Only much later did I begin to understand what those filled spaces were protecting me from.
When the television turned off, something unsettling remained. Time slowed. The room became too quiet. Without narrative unfolding before me, I felt exposed to an undefined discomfort. Nothing terrible was happening, yet the absence of stimulation felt almost intolerable. I interpreted that feeling as restlessness or impatience, never realizing it was boredom—and that boredom frightened me more deeply than any fictional monster ever had.
Because boredom stripped away distraction. It revealed time in its unadorned form, asking nothing but presence. Without characters to follow or dialogue to repeat, I was left alone with myself, and that encounter felt strangely threatening. The possibility emerged that life might not automatically become meaningful unless I actively shaped it.
That realization carried responsibility I did not yet know how to bear.

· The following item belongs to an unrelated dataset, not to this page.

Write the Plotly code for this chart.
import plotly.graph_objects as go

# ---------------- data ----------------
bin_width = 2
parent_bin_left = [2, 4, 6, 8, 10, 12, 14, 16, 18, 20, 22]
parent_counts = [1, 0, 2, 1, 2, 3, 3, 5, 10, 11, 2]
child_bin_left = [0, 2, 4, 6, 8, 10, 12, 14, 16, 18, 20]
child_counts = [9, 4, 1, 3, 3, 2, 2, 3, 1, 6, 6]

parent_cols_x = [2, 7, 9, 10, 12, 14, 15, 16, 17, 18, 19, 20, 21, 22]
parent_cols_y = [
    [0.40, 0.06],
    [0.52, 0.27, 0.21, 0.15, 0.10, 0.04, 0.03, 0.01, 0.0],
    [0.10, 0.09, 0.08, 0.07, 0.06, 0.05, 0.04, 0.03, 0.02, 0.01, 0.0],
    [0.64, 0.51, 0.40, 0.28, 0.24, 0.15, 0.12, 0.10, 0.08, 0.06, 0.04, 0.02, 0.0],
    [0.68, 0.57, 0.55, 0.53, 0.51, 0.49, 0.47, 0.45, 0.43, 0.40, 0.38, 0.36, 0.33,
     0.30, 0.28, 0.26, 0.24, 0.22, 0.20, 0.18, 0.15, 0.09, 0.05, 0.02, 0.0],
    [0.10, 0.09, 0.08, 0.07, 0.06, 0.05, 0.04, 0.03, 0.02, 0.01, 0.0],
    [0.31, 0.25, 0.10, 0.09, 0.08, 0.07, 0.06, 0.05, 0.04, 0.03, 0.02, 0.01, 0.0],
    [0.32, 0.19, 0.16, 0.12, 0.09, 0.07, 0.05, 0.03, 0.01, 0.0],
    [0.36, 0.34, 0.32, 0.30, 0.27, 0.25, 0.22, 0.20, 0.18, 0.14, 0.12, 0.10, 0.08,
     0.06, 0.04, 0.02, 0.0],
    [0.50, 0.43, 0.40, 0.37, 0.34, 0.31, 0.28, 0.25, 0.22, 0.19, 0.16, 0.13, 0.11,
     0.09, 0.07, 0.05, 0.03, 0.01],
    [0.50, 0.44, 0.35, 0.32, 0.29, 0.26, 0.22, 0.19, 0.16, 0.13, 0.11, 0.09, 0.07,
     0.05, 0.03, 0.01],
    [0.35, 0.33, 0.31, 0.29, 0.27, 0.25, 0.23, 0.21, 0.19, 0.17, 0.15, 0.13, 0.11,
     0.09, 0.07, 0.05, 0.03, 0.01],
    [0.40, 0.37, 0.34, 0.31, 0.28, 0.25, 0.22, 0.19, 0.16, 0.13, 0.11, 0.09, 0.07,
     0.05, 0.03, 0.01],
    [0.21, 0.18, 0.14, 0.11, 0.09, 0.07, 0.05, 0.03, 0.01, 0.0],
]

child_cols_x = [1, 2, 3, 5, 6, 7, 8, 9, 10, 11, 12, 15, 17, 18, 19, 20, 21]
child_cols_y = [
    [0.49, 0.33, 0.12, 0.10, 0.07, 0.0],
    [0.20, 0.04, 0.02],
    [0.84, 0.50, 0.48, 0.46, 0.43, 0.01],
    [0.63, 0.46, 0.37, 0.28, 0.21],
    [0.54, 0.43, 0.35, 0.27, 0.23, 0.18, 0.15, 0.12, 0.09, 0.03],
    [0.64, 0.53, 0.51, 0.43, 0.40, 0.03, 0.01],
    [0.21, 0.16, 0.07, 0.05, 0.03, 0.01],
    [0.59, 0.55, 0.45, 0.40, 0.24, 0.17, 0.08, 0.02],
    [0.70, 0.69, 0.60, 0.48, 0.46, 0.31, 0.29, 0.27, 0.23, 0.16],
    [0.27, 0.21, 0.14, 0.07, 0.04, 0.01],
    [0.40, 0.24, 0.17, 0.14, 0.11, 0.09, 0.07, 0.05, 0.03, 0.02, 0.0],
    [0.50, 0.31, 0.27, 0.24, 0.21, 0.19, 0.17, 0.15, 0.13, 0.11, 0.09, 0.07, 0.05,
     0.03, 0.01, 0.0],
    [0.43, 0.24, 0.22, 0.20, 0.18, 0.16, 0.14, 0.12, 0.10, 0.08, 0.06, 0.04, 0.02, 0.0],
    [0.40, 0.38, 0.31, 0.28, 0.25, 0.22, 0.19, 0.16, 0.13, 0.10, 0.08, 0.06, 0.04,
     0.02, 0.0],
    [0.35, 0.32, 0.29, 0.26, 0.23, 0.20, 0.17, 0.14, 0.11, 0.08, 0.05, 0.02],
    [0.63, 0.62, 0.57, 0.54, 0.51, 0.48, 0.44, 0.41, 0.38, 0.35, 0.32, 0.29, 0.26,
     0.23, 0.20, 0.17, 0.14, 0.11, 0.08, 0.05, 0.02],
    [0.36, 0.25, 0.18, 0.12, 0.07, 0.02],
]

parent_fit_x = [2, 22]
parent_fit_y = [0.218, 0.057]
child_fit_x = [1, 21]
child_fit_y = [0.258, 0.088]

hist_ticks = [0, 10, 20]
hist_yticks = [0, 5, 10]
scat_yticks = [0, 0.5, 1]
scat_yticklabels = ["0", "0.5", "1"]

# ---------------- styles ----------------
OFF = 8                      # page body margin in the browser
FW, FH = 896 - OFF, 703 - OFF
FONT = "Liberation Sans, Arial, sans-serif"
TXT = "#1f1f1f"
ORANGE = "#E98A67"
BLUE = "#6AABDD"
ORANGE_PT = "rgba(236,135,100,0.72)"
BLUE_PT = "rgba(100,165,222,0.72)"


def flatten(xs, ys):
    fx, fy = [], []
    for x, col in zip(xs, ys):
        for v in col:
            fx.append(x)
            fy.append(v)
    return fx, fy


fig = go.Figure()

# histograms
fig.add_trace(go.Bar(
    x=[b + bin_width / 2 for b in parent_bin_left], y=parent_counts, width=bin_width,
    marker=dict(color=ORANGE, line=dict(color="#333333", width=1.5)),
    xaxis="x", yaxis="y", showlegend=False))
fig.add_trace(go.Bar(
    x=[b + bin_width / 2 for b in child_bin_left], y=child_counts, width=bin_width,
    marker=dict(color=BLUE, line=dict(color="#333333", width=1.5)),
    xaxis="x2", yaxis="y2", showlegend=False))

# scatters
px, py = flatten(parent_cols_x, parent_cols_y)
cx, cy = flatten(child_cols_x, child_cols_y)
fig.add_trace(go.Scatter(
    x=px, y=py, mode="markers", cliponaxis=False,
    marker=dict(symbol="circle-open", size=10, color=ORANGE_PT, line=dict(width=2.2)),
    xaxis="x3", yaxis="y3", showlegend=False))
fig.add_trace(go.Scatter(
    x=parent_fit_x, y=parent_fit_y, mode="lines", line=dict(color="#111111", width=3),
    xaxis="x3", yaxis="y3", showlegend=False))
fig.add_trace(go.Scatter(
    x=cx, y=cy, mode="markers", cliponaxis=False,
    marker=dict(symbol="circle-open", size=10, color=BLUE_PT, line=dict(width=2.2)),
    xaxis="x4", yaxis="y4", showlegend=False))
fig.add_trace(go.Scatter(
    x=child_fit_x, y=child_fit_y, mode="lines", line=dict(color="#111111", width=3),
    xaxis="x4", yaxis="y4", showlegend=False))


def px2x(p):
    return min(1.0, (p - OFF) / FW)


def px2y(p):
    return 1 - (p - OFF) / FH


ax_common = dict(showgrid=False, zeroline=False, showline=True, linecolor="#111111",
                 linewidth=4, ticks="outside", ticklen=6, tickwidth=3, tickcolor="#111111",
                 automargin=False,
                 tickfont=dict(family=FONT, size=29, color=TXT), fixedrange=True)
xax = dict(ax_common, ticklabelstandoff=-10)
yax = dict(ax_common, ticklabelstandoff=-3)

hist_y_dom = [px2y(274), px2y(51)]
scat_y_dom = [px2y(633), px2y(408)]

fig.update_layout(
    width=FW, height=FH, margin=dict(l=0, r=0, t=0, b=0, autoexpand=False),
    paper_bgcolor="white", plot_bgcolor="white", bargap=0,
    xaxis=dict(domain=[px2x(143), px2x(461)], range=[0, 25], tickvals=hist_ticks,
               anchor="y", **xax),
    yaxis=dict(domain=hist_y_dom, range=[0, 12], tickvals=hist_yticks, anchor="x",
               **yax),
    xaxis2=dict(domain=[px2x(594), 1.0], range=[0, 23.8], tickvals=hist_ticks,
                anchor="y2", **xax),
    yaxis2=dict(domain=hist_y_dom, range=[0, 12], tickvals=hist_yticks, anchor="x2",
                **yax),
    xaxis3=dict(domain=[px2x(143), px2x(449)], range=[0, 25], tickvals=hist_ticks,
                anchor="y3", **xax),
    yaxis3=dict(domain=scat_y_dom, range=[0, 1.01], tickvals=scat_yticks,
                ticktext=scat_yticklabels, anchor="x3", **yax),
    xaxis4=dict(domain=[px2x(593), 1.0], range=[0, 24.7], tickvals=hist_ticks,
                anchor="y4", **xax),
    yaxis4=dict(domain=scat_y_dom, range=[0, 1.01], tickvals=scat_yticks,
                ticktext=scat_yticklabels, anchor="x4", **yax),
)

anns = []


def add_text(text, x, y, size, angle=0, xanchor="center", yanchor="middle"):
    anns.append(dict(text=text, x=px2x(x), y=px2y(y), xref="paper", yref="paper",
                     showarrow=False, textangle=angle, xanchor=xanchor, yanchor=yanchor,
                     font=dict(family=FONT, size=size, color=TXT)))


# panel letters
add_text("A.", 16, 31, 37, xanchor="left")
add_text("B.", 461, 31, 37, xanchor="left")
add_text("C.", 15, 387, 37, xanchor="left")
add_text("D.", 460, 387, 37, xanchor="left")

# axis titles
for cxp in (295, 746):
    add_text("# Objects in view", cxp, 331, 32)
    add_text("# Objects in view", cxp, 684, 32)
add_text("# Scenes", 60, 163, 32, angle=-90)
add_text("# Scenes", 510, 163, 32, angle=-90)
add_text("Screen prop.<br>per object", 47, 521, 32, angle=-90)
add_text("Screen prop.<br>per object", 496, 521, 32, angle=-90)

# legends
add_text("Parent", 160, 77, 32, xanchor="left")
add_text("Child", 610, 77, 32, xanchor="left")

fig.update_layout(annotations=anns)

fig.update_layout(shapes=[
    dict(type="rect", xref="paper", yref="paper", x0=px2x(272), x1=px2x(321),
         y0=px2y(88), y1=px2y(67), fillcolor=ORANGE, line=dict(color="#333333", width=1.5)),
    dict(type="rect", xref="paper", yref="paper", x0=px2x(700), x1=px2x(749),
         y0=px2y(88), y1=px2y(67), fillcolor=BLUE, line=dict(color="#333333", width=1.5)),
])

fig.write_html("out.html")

So I escaped into performance. I rehearsed voices, quoted scenes, imagined alternate versions of myself who were sharper, funnier, more compelling. Becoming someone else postponed the necessity of discovering who I actually was. As long as I remained entertained—or entertaining—I could avoid stillness.
Supernatural monsters steal life dramatically. Boredom does something quieter. It persuades you that real life exists elsewhere, that meaning will arrive later, once circumstances improve or excitement appears. It encourages waiting rather than participation.
For years, I waited without recognizing that I was waiting. The narratives on television moved forward predictably, but my own life felt suspended between episodes, as though the real story had not yet begun. The fear was not that something terrible would happen, but that nothing might happen at all.
Teaching writing changed my understanding of this fear. Sitting with students as they struggle to articulate ideas revealed something unexpected: meaningful creation begins in the very space boredom once occupied. Writing requires endurance of silence, patience with uncertainty, and willingness to remain present when nothing immediately rewarding occurs.
The empty page resembles boredom at first glance. Both confront you with absence. Both demand initiative. What I once experienced as a void now appears as possibility.
Television did not ruin my intellect or imagination; it shaped my sensitivity to language and rhythm. It taught me sincerity through performance. But it also delayed an important recognition—that boredom is not emptiness but more of a calling. It is the moment before authorship, before choice, before engagement transforms time into experience.
The monsters I feared growing up were easy to identify because they threatened life openly. Boredom was more dangerous precisely because it appeared harmless. Avoiding it meant avoiding the responsibility of living deliberately.
Now, when quiet moments arrive, I try not to run immediately toward distraction. The discomfort still lingers, familiar and persuasive. Yet I recognize it differently. Boredom no longer feels like an enemy waiting to consume me. Instead, it marks the threshold where attention deepens and meaning becomes possible.
The television screen goes dark. The room settles into silence. Nothing has yet been written or decided. And instead of escaping, I remain there, aware that life does not begin elsewhere—it begins precisely in that unoccupied space where no script exists, and where finally I must speak in my own voice.